▶ _Data section_:
-------------------------

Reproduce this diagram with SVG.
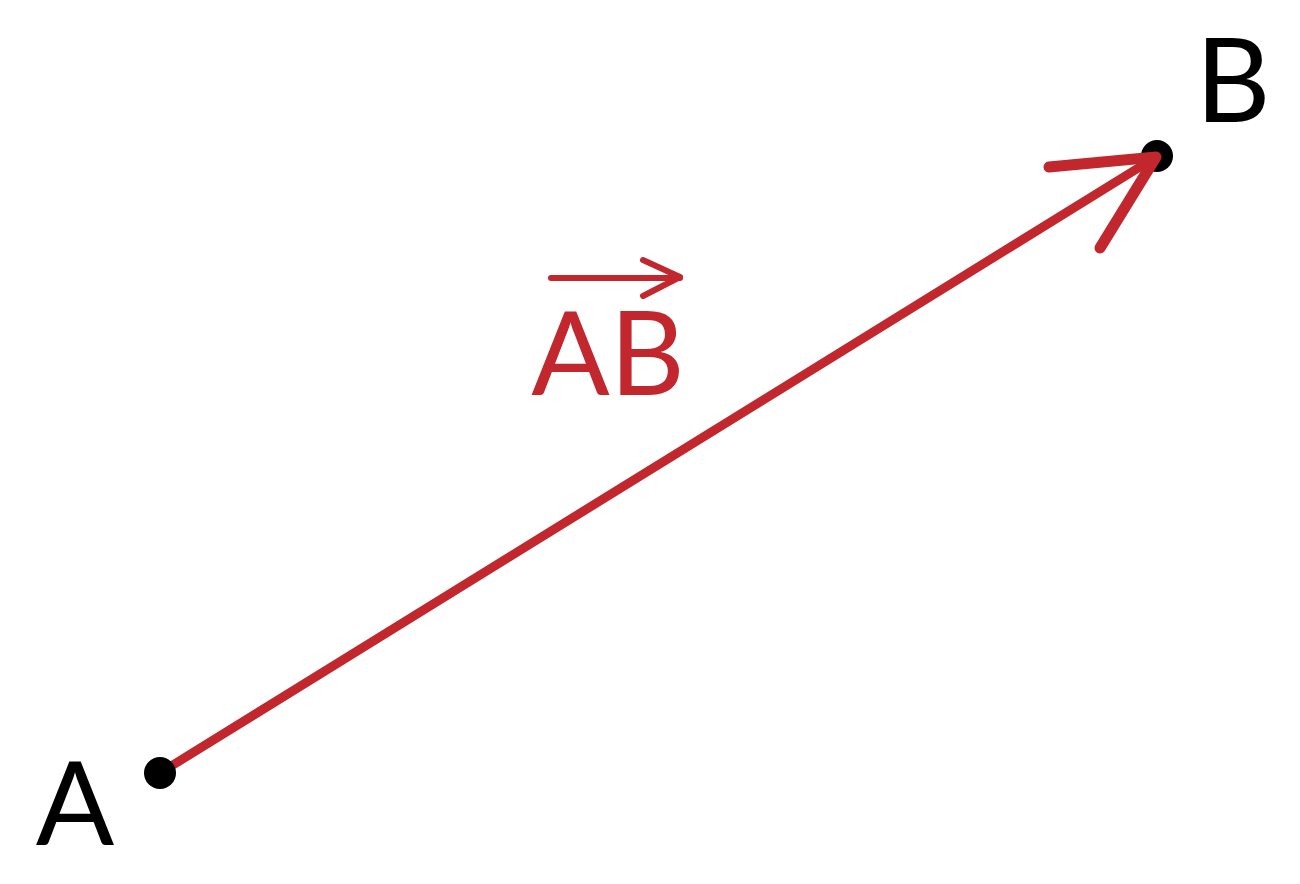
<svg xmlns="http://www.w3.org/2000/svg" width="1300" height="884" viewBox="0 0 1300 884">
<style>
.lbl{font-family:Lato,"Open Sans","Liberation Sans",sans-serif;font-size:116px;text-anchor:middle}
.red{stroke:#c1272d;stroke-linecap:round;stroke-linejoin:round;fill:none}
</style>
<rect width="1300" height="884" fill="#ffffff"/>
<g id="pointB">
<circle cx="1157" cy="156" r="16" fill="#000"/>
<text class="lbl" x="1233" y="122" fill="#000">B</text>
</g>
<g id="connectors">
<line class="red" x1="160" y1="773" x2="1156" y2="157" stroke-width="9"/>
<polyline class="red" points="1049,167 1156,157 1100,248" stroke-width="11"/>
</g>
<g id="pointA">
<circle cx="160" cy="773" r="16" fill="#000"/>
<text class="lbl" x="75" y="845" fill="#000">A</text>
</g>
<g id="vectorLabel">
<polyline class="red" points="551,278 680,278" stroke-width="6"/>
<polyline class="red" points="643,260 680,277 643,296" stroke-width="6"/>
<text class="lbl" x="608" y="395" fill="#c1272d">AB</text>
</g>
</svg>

-------------------------

Quote the material exactly. Pictures stay out.

▶ _Written answer_:
Reproduce this diagram with SVG.
<svg xmlns="http://www.w3.org/2000/svg" width="1300" height="884" viewBox="0 0 1300 884">
<style>
.lbl{font-family:Lato,"Open Sans","Liberation Sans",sans-serif;font-size:116px;text-anchor:middle}
.red{stroke:#c1272d;stroke-linecap:round;stroke-linejoin:round;fill:none}
</style>
<rect width="1300" height="884" fill="#ffffff"/>
<g id="pointB">
<circle cx="1157" cy="156" r="16" fill="#000"/>
<text class="lbl" x="1233" y="122" fill="#000">B</text>
</g>
<g id="connectors">
<line class="red" x1="160" y1="773" x2="1156" y2="157" stroke-width="9"/>
<polyline class="red" points="1049,167 1156,157 1100,248" stroke-width="11"/>
</g>
<g id="pointA">
<circle cx="160" cy="773" r="16" fill="#000"/>
<text class="lbl" x="75" y="845" fill="#000">A</text>
</g>
<g id="vectorLabel">
<polyline class="red" points="551,278 680,278" stroke-width="6"/>
<polyline class="red" points="643,260 680,277 643,296" stroke-width="6"/>
<text class="lbl" x="608" y="395" fill="#c1272d">AB</text>
</g>
</svg>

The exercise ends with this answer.